> Record list
* * * *

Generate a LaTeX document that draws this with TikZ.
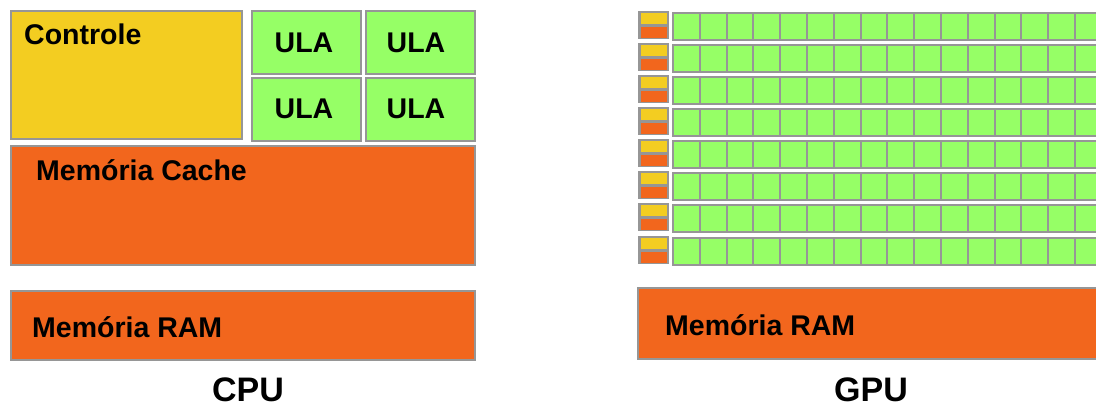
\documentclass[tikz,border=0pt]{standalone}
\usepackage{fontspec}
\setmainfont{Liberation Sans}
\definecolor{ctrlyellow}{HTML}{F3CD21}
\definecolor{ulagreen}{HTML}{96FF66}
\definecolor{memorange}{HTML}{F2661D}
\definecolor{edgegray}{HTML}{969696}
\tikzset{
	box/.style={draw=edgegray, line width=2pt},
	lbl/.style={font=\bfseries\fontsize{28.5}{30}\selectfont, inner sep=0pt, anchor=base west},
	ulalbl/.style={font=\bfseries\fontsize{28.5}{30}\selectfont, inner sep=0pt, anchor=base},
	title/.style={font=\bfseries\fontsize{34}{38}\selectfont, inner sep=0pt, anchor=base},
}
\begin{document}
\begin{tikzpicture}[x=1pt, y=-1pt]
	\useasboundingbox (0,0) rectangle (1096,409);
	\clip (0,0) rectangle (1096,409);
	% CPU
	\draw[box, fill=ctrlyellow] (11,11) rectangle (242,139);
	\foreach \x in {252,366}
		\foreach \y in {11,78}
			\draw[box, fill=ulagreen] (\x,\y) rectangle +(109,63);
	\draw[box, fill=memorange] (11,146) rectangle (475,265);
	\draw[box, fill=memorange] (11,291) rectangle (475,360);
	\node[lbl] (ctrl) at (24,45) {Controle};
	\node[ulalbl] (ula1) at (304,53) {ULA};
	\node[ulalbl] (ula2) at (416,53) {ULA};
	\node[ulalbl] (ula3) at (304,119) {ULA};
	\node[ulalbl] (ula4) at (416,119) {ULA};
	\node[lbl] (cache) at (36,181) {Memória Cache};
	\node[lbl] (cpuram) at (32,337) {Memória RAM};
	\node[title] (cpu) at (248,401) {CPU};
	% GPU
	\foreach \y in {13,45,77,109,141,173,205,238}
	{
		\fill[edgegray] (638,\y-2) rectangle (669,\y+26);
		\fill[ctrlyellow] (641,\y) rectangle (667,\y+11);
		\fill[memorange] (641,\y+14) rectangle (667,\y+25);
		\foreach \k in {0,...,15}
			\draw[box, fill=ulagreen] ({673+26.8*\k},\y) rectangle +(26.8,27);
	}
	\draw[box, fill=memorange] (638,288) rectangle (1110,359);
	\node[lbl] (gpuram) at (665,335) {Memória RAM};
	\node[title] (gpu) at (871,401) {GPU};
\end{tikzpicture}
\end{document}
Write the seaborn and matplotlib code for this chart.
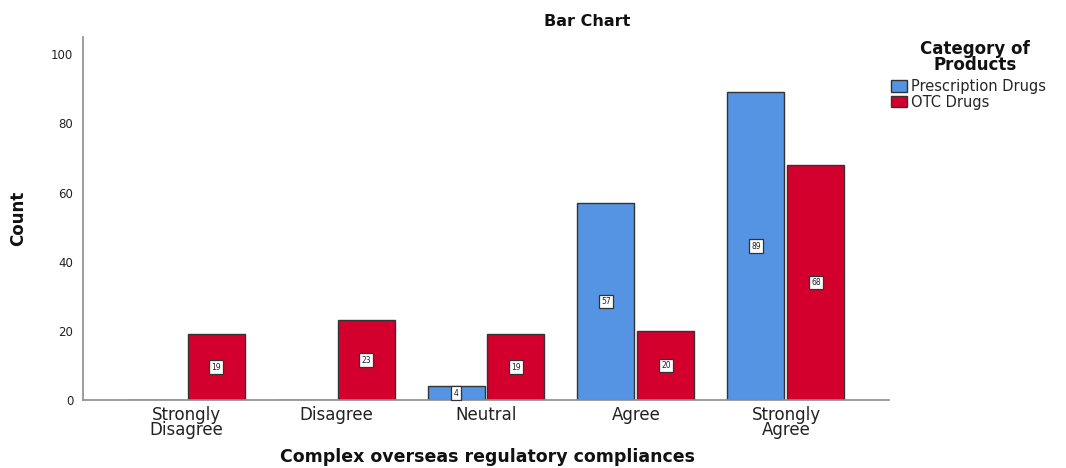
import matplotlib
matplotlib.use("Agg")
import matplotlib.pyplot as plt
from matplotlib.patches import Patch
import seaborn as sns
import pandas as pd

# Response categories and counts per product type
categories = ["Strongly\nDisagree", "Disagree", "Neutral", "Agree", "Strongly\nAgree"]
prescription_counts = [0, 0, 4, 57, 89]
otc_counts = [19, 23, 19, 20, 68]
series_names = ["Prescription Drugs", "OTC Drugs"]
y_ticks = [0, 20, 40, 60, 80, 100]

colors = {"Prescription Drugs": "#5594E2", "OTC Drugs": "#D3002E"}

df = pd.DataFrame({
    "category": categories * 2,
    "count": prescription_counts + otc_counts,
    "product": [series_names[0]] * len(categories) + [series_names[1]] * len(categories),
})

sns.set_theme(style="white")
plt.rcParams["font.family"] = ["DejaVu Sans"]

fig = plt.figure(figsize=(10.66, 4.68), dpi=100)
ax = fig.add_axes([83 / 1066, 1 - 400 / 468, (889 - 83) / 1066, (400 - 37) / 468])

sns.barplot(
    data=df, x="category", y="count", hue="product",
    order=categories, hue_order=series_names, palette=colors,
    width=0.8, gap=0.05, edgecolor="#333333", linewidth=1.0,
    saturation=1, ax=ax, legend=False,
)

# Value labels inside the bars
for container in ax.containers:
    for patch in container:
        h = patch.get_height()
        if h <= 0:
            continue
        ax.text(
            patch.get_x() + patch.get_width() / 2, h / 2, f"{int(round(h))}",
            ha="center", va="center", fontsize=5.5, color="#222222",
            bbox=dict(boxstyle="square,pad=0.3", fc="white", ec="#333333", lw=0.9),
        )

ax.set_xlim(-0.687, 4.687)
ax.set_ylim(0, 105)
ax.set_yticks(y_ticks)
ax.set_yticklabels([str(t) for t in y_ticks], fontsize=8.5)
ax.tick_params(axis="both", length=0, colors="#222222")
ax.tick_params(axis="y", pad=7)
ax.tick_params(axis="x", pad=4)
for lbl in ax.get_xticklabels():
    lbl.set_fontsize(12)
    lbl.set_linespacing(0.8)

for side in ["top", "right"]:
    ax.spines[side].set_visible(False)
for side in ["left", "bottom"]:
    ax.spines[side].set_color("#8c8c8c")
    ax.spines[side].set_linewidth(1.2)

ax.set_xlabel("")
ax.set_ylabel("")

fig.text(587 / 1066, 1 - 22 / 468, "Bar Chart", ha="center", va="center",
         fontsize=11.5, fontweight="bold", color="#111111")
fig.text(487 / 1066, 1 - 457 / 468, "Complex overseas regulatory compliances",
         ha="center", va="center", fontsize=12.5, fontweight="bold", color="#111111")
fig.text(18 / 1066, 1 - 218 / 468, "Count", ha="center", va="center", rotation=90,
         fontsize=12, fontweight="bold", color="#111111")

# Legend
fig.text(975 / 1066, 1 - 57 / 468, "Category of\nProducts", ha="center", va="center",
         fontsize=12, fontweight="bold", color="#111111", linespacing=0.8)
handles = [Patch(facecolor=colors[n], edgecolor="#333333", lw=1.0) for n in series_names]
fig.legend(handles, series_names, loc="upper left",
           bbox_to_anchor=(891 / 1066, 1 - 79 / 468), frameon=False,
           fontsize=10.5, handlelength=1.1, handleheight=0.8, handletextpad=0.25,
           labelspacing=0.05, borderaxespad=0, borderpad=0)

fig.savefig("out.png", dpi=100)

* * * *

> What you need to do
Exactly and only the lines from the top of the records down to the line containing "import pandas as pd" should be transcribed, please, without the pictures.

> Completed task
Generate a LaTeX document that draws this with TikZ.
\documentclass[tikz,border=0pt]{standalone}
\usepackage{fontspec}
\setmainfont{Liberation Sans}
\definecolor{ctrlyellow}{HTML}{F3CD21}
\definecolor{ulagreen}{HTML}{96FF66}
\definecolor{memorange}{HTML}{F2661D}
\definecolor{edgegray}{HTML}{969696}
\tikzset{
	box/.style={draw=edgegray, line width=2pt},
	lbl/.style={font=\bfseries\fontsize{28.5}{30}\selectfont, inner sep=0pt, anchor=base west},
	ulalbl/.style={font=\bfseries\fontsize{28.5}{30}\selectfont, inner sep=0pt, anchor=base},
	title/.style={font=\bfseries\fontsize{34}{38}\selectfont, inner sep=0pt, anchor=base},
}
\begin{document}
\begin{tikzpicture}[x=1pt, y=-1pt]
	\useasboundingbox (0,0) rectangle (1096,409);
	\clip (0,0) rectangle (1096,409);
	% CPU
	\draw[box, fill=ctrlyellow] (11,11) rectangle (242,139);
	\foreach \x in {252,366}
		\foreach \y in {11,78}
			\draw[box, fill=ulagreen] (\x,\y) rectangle +(109,63);
	\draw[box, fill=memorange] (11,146) rectangle (475,265);
	\draw[box, fill=memorange] (11,291) rectangle (475,360);
	\node[lbl] (ctrl) at (24,45) {Controle};
	\node[ulalbl] (ula1) at (304,53) {ULA};
	\node[ulalbl] (ula2) at (416,53) {ULA};
	\node[ulalbl] (ula3) at (304,119) {ULA};
	\node[ulalbl] (ula4) at (416,119) {ULA};
	\node[lbl] (cache) at (36,181) {Memória Cache};
	\node[lbl] (cpuram) at (32,337) {Memória RAM};
	\node[title] (cpu) at (248,401) {CPU};
	% GPU
	\foreach \y in {13,45,77,109,141,173,205,238}
	{
		\fill[edgegray] (638,\y-2) rectangle (669,\y+26);
		\fill[ctrlyellow] (641,\y) rectangle (667,\y+11);
		\fill[memorange] (641,\y+14) rectangle (667,\y+25);
		\foreach \k in {0,...,15}
			\draw[box, fill=ulagreen] ({673+26.8*\k},\y) rectangle +(26.8,27);
	}
	\draw[box, fill=memorange] (638,288) rectangle (1110,359);
	\node[lbl] (gpuram) at (665,335) {Memória RAM};
	\node[title] (gpu) at (871,401) {GPU};
\end{tikzpicture}
\end{document}
Write the seaborn and matplotlib code for this chart.
import matplotlib
matplotlib.use("Agg")
import matplotlib.pyplot as plt
from matplotlib.patches import Patch
import seaborn as sns
import pandas as pd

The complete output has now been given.